Development thinking and the mystical ‘kingdom of abundance’
I N T RO D U C T I O N : K N OW L E D G E A N D T H E E R A O F M O D E R N I T Y
The origins of development theories and ideas about progress and modernity are an important part of understanding the ‘invention’ of development as an arena of enquiry and state practice. For many commentators, this begins with the postwar creation of ideas and discourses about ‘underdeveloped areas’ (e.g. in Truman’s ‘bold new program’) but we can trace this emergence back further still, to the seventeenth and eighteenth centuries of European Enlightenment rationality in particular. Development studies itself must be seen as a legacy of the Enlightenment in its rejection of artiﬁcial disciplinary boundaries and its search for common and collective approaches to problems and dilemmas of development. What we are interested in here is the extent to which deep-rooted ‘western’ and ‘Eurocentric’ traditions have cast their ‘dominant shadow’ over development thinking. The idea of progress forged in the Enlightenment era remains an article of faith in development thinking, while the idea of development has since taken on a ‘quasimystical connotation’ (Munck, 1999: 198).
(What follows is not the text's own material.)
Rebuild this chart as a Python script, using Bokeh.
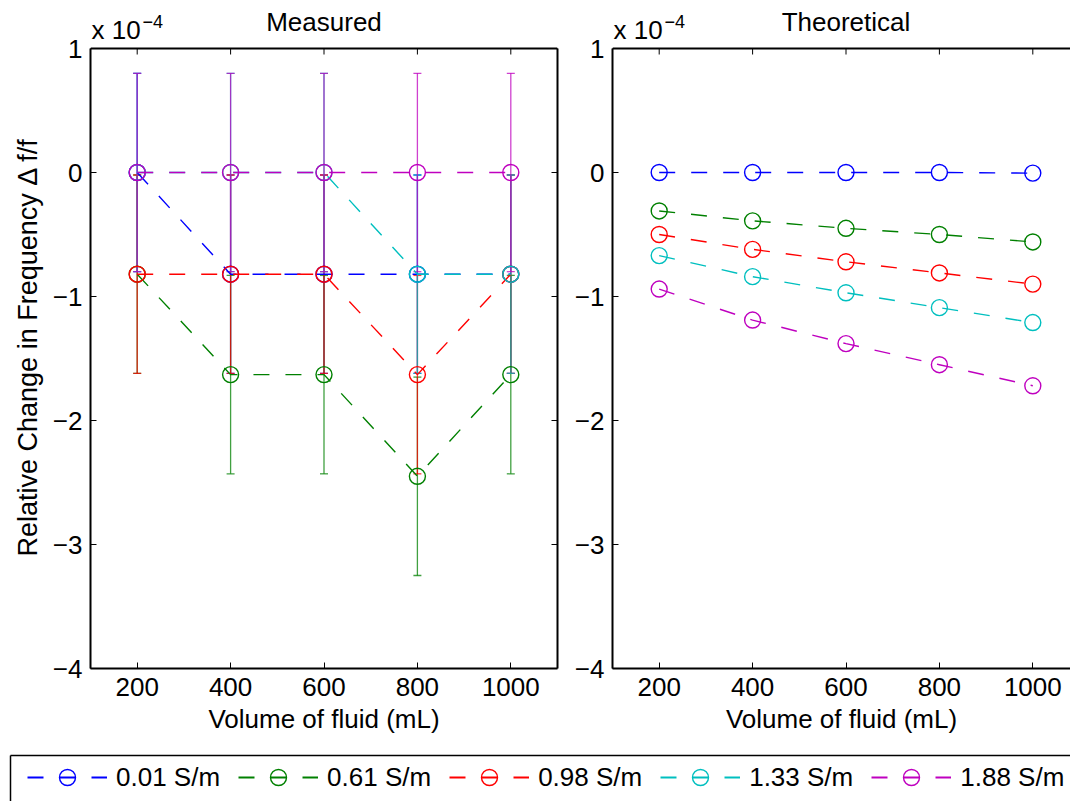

What emerges therefore is a kind of mystical belief that the project of modernity has not exhausted its
capacity to bring about ‘positive change’. Enlightenment ideals seem to have exerted a powerful inﬂuence on postwar conceptions of development and are also related to the wider question of whether modernity is still an unﬁnished project in the South. To what extent do theorisations of development become caught up in a ‘western’ perception of reality?